When a US President called our nation to repentance


Abraham Lincoln was probably our greatest president, according to many historians and many ordinary Americans. He led the US during a time of unprecedented division and bloodshed. He was not afraid to take unpopular stands, and he held to his convictions, which were often based upon the Bible.

During the Civil War, Lincoln wrote a speech that was just as important as the Gettysburg Address. It was a speech written for a national fast-day, a day which Lincoln designated and set apart for the nation. Here are the words of this speech on April 30, 1863.

“It is the duty of nations as well as of men to own their dependence upon the overruling power of God; to confess their sins and transgressions in humble sorrow, yet with assured hope that genuine repentance will lead to mercy and pardon; and to recognize the sublime truth announced in the Holy Scriptures and proven by all history, that those nations only are blessed whose God is the Lord.

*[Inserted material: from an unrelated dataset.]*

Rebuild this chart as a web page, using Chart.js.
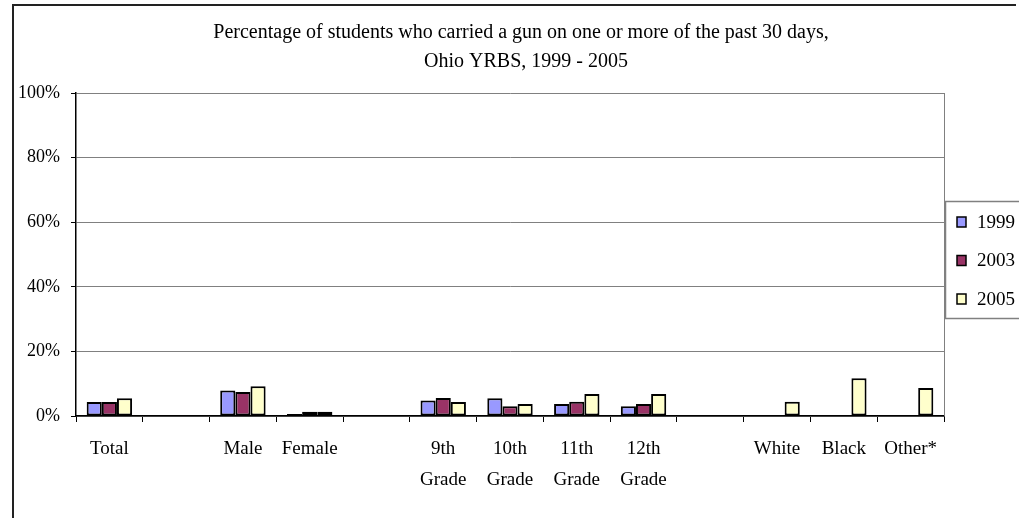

“The awful calamity of civil war which now desolates the land may be but a punishment inflicted upon us for our presumptuous sins, to the needful end of our national reformation as a whole people.

Intoxicated with unbroken success, we have become too self-sufficient to feel the necessity, too proud to pray to the God that made us.
“It behooves us, then, to humble ourselves before the offended Power, to confess our national sins, and to pray for clemency and forgiveness.”

What do you think of Lincoln's speech? How do his words compare to political speeches today?